▸ **WHAT IS REQUIRED**
Check each line of the listing for the string "matplotlib", count the lines that have it, and answer with that number only.

(Entries with chart source code)
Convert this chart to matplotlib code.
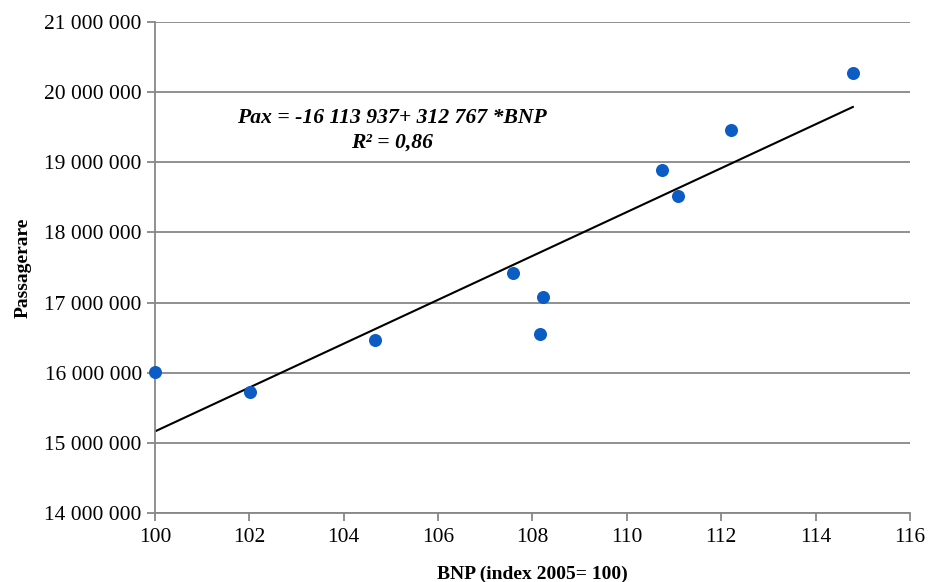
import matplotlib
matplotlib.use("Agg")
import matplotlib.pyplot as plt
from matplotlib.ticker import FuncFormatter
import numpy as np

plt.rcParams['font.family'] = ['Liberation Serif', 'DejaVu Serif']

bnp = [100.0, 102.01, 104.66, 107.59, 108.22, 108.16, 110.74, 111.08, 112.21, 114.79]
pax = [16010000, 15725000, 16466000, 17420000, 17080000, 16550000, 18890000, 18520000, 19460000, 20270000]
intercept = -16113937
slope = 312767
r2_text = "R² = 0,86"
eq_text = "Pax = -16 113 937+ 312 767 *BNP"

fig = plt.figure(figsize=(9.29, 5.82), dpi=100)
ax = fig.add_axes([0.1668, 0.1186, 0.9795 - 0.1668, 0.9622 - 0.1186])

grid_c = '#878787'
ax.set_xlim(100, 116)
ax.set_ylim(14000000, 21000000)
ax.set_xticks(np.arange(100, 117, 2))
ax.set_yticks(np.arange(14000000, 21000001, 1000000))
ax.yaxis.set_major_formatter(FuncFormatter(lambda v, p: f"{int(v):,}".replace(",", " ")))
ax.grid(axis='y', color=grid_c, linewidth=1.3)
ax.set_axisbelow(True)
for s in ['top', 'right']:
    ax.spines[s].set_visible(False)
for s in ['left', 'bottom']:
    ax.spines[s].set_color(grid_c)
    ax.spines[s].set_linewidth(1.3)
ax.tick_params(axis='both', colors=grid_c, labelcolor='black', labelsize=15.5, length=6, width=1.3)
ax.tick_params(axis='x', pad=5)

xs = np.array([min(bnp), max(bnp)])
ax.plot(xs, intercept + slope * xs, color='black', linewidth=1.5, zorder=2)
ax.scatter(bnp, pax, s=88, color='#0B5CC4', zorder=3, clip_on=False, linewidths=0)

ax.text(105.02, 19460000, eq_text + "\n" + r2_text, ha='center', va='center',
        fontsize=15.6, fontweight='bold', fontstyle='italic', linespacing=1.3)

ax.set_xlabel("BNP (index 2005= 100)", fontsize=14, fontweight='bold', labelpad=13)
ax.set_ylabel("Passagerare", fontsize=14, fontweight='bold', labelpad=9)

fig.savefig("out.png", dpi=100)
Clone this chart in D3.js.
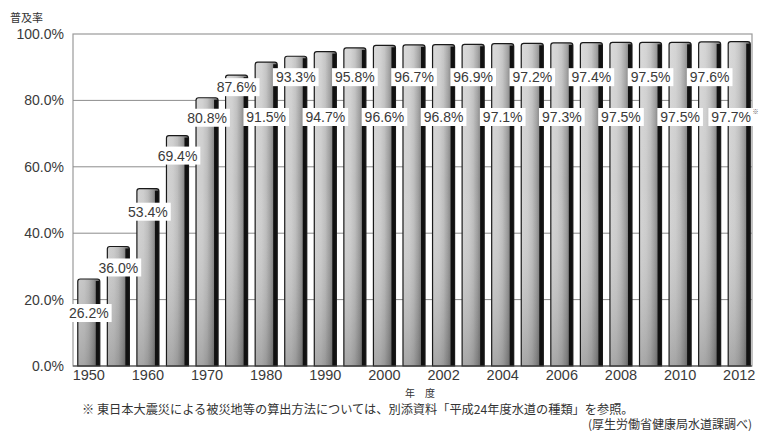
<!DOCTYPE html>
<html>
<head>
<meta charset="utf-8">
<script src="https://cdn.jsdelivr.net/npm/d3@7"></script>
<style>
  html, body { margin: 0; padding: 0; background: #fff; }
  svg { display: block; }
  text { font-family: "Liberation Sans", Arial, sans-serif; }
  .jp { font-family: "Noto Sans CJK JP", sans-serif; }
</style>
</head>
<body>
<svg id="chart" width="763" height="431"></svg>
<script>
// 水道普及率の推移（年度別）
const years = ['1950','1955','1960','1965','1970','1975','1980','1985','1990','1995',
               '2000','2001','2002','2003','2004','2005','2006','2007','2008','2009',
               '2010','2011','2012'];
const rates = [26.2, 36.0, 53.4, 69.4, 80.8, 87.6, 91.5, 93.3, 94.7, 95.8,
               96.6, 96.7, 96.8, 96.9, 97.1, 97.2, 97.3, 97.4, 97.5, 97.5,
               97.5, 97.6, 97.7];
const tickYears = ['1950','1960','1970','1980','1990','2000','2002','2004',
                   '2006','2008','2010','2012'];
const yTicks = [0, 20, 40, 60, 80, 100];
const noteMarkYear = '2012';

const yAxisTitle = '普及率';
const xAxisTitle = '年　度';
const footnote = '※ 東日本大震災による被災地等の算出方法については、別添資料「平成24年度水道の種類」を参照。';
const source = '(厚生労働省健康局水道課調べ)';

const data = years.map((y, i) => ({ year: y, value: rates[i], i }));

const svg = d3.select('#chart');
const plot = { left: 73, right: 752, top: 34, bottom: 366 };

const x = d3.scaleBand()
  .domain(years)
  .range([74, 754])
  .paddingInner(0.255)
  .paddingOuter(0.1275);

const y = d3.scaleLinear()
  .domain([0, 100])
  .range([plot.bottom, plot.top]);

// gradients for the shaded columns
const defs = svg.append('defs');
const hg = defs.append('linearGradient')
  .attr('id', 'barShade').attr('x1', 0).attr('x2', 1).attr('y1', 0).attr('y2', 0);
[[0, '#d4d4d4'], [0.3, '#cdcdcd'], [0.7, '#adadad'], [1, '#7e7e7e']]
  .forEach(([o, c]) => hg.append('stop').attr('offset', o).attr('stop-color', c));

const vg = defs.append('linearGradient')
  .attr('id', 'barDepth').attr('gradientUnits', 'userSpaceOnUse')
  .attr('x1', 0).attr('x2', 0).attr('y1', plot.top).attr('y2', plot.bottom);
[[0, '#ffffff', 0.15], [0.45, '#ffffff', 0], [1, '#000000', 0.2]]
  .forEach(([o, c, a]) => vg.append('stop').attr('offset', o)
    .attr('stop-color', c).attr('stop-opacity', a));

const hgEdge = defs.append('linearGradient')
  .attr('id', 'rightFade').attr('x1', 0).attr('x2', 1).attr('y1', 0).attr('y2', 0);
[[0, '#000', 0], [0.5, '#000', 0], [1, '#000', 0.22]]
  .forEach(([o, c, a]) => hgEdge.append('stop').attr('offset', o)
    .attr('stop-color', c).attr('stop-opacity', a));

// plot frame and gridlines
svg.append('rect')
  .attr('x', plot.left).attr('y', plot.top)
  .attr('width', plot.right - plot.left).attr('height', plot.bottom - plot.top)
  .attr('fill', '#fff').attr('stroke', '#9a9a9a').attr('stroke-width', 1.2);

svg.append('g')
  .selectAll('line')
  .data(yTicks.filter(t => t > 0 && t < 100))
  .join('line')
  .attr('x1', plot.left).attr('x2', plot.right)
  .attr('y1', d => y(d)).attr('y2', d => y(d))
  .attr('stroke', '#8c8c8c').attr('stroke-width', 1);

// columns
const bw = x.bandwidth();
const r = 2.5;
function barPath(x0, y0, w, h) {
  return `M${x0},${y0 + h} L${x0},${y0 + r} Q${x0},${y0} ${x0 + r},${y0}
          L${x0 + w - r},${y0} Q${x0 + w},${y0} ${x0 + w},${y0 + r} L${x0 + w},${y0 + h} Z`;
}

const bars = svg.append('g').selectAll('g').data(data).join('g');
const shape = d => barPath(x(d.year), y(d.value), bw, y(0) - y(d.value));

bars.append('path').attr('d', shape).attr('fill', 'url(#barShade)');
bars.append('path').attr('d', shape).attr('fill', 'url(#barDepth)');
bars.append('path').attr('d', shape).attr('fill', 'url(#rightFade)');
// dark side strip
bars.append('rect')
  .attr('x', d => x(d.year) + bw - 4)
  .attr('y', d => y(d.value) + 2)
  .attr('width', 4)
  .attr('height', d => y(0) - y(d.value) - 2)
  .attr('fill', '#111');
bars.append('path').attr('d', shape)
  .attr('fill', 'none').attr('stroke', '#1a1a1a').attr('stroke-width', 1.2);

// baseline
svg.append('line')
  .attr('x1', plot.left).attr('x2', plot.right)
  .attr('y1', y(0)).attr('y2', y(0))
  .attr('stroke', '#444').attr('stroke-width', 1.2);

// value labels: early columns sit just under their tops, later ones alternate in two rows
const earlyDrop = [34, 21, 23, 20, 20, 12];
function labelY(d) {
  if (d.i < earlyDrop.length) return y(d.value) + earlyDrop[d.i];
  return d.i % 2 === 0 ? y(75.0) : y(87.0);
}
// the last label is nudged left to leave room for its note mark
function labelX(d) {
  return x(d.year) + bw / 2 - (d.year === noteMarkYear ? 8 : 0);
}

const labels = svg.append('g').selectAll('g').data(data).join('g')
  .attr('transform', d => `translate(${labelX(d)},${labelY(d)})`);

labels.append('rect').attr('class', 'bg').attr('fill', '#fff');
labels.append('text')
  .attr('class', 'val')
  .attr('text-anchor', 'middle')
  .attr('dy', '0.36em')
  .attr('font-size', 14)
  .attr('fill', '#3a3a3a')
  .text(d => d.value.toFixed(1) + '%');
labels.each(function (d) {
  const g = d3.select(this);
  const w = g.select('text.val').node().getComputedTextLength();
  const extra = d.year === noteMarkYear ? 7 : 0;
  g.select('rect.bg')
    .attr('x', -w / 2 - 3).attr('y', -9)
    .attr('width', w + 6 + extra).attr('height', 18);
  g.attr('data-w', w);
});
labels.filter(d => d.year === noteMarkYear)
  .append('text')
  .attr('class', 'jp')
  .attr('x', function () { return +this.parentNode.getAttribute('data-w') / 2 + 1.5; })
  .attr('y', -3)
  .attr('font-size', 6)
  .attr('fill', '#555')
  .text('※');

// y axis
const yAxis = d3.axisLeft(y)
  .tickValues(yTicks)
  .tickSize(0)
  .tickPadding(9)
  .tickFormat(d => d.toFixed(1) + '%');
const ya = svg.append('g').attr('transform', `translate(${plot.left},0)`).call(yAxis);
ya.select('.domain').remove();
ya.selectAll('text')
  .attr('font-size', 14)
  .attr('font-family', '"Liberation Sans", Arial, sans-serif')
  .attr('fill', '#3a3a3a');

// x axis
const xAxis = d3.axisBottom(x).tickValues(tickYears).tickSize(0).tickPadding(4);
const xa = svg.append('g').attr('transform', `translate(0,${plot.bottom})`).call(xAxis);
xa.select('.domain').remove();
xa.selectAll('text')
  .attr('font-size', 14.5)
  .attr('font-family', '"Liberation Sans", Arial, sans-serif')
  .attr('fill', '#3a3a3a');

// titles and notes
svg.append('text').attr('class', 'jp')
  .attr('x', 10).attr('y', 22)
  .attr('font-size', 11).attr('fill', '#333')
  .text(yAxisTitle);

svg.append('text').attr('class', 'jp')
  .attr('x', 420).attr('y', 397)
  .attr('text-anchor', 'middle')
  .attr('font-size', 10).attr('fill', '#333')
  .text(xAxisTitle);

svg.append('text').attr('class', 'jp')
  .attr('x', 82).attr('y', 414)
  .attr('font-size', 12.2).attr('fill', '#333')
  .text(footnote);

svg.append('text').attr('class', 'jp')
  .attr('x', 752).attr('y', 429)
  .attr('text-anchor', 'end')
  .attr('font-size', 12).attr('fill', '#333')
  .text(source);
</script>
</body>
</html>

▸ **RESULT OF THE EXERCISE**
5